To the German people a Munich journalist recently gave this philosophic advice: the German spirit must be trained to face the breakup of all that was formerly called life. The German people’s whole existence as town dwellers is now in suspense. Nietzsche’s theme of living dangerously must be accepted. Nietzsche said: “Build your houses on Vesuvius.”
If they looked across the French border last week, the German people might have seen the crater of a new volcano. The U.S. had broadcast to the French, for whom we have “only feelings of greatest sympathy,” a warning: “Listen: To all inhabitants of the occupied zone living within a two-kilometer radius [about a mile and a quarter] around the factories working for Germany, we recommend [that they] evacuate their homes. . . . The objectives which are liable to be attacked by our bombers are all factories making or repairing planes, tanks, vehicles, locomotives, firearms or chemical products.” Two days later, with 500 Allied fighters as an escort, 115 U.S. bombers thundered over Lille.
Vesuvius. Nazi planes in thick swarms rose to meet them. The greatest daylight air offensive thus far over the Continent was met by one of the greatest defensive waves of fighters. On Sept. 15, 1940, when some 400 Nazi planes attacked Britain, R.A.F. fighters knocked down 185 and turned a tide. This time there was another tide-turning.
German planes felled only four of the 115 U.S. bombers, the crew of one of which was saved. U.S. pilots left the Fives-Lille steel & engineering works a pyre of fire, said they saw smoke rising 2.000 feet into the sky of France. The bombers had not only held at arm’s length the best fighter planes Germany has, but they had felled at least 48, probably destroyed 38 more and damaged 19, while the” Allied fighter escort accounted for five.* The figures were so incredible that the Bomber Command withheld them until they were triple-checked.
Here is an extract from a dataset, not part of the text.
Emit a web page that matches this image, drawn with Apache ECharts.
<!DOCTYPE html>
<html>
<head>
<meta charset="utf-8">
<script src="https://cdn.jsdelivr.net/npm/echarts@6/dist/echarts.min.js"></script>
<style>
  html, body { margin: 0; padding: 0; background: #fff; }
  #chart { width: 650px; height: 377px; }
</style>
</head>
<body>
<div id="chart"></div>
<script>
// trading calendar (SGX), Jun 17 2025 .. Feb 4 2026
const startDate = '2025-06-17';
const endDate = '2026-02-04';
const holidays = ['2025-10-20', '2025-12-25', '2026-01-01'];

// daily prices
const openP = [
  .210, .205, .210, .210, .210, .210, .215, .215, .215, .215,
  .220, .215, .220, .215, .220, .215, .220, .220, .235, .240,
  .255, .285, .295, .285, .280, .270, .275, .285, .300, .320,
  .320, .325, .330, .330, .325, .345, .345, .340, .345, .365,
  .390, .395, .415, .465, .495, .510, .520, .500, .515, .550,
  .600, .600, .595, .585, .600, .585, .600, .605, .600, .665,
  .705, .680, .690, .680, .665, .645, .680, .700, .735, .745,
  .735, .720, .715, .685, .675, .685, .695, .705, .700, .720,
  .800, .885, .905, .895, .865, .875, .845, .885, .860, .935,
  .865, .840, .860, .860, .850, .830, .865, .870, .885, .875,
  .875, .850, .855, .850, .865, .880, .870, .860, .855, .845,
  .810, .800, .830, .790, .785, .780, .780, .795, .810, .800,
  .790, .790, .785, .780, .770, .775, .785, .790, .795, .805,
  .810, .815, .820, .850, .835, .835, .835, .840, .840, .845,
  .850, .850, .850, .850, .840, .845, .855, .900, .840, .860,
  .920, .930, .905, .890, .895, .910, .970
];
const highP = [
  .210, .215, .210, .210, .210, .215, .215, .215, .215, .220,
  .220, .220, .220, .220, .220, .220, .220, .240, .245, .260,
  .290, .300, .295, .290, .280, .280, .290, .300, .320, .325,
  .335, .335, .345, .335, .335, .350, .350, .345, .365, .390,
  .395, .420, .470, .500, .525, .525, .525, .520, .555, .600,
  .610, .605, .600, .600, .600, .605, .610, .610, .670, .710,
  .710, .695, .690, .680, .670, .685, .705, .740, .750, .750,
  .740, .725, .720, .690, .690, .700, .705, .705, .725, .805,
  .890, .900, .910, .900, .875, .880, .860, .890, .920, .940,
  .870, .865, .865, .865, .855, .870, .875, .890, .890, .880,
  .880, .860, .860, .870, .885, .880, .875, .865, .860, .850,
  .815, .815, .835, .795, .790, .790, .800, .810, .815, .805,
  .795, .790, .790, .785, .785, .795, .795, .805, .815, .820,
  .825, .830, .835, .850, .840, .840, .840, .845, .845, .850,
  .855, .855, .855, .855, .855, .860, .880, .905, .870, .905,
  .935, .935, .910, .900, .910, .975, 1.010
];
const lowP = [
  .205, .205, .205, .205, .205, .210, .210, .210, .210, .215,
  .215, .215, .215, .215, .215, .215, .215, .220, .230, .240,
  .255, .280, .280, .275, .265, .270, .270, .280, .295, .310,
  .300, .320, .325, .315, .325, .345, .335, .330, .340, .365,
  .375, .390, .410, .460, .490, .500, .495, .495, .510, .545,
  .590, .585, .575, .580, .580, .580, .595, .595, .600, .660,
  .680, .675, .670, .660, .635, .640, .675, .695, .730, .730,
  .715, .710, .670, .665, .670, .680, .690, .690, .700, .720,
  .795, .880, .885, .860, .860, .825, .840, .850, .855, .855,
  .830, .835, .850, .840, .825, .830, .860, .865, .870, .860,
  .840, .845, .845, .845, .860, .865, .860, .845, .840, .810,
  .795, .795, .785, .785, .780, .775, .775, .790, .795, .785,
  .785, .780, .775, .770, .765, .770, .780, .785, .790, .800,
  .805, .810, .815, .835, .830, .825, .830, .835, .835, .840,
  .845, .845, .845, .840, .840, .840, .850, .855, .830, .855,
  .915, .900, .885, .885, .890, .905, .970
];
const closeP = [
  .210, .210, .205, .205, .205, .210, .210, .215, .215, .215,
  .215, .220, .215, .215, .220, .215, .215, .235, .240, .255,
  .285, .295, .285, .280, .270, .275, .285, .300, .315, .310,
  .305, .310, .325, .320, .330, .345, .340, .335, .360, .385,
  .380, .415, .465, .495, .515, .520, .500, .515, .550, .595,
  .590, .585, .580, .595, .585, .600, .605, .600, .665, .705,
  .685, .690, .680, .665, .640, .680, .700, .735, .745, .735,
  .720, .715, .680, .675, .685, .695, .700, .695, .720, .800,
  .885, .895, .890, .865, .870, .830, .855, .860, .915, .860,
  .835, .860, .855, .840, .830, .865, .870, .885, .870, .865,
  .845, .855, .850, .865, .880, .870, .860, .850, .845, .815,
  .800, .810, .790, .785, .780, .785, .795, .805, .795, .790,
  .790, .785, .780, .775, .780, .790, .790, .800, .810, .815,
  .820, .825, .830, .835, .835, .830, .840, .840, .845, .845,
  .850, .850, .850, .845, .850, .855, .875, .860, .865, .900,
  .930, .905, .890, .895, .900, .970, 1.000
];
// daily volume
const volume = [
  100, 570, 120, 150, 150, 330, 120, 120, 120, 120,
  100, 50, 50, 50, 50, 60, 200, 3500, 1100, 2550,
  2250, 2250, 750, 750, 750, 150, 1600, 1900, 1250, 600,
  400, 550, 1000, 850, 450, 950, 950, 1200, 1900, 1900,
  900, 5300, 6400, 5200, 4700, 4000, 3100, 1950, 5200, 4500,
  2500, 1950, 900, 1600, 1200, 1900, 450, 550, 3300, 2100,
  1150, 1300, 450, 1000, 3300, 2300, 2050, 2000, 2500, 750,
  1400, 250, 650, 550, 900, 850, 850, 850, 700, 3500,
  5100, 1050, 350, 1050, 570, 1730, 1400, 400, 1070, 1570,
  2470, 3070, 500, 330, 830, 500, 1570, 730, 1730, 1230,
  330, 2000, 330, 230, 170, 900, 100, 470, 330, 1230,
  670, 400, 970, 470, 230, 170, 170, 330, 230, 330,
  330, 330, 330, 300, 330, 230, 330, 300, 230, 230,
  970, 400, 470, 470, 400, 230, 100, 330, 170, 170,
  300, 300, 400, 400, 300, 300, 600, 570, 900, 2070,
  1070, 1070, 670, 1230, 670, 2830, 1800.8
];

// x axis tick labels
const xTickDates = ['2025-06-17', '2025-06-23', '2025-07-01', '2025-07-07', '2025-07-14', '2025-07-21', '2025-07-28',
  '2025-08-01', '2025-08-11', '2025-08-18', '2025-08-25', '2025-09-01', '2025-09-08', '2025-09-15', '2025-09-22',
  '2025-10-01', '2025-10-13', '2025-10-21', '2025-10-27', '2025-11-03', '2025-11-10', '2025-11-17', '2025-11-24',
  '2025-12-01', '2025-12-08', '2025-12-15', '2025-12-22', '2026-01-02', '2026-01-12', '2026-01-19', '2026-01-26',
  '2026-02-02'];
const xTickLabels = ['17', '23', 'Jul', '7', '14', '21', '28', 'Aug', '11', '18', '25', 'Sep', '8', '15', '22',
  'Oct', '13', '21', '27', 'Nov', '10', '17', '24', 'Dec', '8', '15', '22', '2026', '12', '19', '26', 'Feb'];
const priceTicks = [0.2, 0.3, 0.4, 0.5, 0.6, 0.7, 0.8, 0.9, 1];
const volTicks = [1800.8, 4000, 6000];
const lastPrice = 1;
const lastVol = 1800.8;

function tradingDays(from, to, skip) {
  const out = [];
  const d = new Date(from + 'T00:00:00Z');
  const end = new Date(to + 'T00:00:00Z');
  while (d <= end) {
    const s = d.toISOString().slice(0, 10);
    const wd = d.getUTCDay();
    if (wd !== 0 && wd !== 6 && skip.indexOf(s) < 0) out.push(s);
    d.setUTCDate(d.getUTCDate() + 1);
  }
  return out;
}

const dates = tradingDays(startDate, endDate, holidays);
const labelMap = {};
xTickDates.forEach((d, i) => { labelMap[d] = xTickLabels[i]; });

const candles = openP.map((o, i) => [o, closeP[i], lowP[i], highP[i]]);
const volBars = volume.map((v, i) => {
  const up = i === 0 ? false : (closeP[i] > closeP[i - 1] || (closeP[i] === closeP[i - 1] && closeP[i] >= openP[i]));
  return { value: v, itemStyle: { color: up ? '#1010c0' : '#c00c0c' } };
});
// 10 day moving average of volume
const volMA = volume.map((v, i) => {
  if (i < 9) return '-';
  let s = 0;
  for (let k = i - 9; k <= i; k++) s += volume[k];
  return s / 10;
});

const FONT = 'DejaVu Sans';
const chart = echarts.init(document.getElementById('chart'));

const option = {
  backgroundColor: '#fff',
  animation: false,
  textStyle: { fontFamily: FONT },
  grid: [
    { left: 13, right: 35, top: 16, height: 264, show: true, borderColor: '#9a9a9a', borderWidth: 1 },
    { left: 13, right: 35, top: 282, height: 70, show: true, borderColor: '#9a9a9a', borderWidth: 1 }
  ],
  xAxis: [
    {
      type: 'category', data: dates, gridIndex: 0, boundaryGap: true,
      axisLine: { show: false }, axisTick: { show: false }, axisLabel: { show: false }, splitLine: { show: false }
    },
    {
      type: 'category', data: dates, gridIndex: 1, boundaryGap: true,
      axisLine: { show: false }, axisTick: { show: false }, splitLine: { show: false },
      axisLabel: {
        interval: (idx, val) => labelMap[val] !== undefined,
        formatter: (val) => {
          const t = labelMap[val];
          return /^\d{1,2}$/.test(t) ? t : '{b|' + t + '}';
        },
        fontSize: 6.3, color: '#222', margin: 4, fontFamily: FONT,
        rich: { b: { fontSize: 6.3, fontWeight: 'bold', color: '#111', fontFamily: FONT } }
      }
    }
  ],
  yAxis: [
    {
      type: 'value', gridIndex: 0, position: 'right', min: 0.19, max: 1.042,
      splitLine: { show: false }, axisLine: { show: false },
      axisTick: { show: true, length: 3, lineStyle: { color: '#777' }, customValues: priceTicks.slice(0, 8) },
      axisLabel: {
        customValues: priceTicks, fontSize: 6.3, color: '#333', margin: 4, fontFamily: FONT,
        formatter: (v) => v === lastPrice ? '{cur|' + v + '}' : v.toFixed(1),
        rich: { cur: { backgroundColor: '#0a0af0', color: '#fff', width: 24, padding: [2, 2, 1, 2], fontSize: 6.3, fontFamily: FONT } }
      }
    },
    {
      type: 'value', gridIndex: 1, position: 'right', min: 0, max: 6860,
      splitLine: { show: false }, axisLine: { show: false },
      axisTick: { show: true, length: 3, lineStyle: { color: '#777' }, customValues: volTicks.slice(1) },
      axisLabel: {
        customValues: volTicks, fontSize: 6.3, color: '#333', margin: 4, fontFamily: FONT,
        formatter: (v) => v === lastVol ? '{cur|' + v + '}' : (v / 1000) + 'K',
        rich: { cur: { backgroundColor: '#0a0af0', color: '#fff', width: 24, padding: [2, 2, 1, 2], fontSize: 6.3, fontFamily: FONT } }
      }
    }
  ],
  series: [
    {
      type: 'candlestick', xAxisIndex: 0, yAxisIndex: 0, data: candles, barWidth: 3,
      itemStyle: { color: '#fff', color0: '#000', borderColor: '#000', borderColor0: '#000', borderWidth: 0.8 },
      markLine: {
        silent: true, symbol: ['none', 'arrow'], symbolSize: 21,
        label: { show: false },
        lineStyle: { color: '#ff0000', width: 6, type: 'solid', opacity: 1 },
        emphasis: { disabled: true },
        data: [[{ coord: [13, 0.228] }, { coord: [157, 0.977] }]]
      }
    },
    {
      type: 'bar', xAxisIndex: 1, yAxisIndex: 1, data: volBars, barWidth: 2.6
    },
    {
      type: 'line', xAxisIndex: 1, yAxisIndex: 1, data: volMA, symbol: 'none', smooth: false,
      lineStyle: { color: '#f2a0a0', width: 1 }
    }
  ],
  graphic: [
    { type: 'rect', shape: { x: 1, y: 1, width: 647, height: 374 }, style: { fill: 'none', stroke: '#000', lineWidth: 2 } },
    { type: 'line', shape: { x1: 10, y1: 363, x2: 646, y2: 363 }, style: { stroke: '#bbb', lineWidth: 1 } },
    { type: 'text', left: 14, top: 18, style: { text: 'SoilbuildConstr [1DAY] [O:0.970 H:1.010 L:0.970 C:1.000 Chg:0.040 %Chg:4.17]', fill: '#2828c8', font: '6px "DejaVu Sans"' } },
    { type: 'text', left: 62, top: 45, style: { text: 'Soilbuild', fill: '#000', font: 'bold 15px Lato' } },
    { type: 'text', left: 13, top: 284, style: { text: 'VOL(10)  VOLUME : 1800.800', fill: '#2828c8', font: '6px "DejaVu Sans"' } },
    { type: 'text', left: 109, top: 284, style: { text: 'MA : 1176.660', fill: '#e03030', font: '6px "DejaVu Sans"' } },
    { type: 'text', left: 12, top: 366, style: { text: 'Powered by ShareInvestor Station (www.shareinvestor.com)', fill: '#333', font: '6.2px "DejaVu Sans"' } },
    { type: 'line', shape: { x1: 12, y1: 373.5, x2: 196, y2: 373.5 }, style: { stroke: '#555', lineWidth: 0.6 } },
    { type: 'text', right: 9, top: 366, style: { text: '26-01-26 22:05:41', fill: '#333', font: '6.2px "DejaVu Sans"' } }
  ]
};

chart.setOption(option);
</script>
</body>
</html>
They added up to little less than a revolution in aerial warfare.
For some two months Flying Fortresses have pounded at industrial centers in Western Europe. In sorties over some 30 towns they have tested their punch. The raid on Lille proved that their punch is deadly. Said the British Press Association’s air correspondent: “[The raid] again supports the U.S. claim that their Flying Fortresses are more than a match for any fighter the enemy is known to possess.”
Focke-Wulfs and Messerschmitt 109-Fs had run head-on into the terrible fire power of 50-caliber heavy machine guns, which outrange the German fighters’ 20-mm. cannon. Beside the Fortresses were Liberators (four-engined B-24s), making their debut in a Western Europe mass raid. With a lower ceiling than the Fortresses, Liberators fly faster, carry four tons of bombs on their extreme range of 3,000 miles to the Fortresses’ three tons over 3,500 miles. Redesigning will give both planes room for an even greater load, which they already have the power to lift. After Lille, the shape of things to come was clear: eruption by day, as well as by night, of the volcano over Germany.
The Silent Passengers. Actual damage to the Nazis’ precariously balanced economy (see p. 27) has never been reliably assessed. Back from a visit to Germany last summer, a Swiss correspondent reported that he had found little damage to the Krupp works at Essen or to other German armament industries.
Since June 1, Allied raiders have visited Europe on an average of almost every other night. Most of these were 200-300 plane raids. The London Times claimed that the battering of such important railway towns as Kassel, Nürnberg, Osnabrück and Mainz, of such rail centers as Cologne, has forced the Germans to use barge canals and coastal waters. Last month, announcing that R.A.F. bombers were dropping 8,000-lb. blockbusters, the Air Ministry declared that photographs showed 270 acres of Karlsruhe and 370 acres of Düsseldorf laid waste. Other cities have been blasted just as intensively. Armament factories, shipbuilding yards and U-boat yards are known to have suffered.
But inevitably the chief victims have been the dwellers on Vesuvius. By the end of August 1,000,000 Germans were said to be homeless, a total of five and a half square miles of German cities wiped off the map. The same Swiss correspondent wrote in the Zurich Volksrecht:
“The thickly populated working-class districts of Germany are reported to have suffered the most. … [In Cologne] everywhere burnt-out ruins were outlined against the sky. Whole streets had been annihilated. People told me that 20% to 25% of Cologne’s houses had been destroyed and 200,000 inhabitants were homeless…. In trains there is, for Germany, the unusual aspect of silent passengers wrapped in their own thoughts.”
Until last week the German High Command kept from the people the fact that U.S. bombers were in action over France. After the Lille raid it told them out of the corner of its mouth: “A number of bombers equipped with several motors, including such of American make, were shot down with only one of our planes lost.” There was much left unsaid which the silent passengers would learn about.
*A curious statistic, explained by the fact that Axis planes avoided the500 Allied fighters concentrated on the bombers, and by the fact that the bombers got seperated from their escort in bad weather. None of the Allied fighters was destroyed.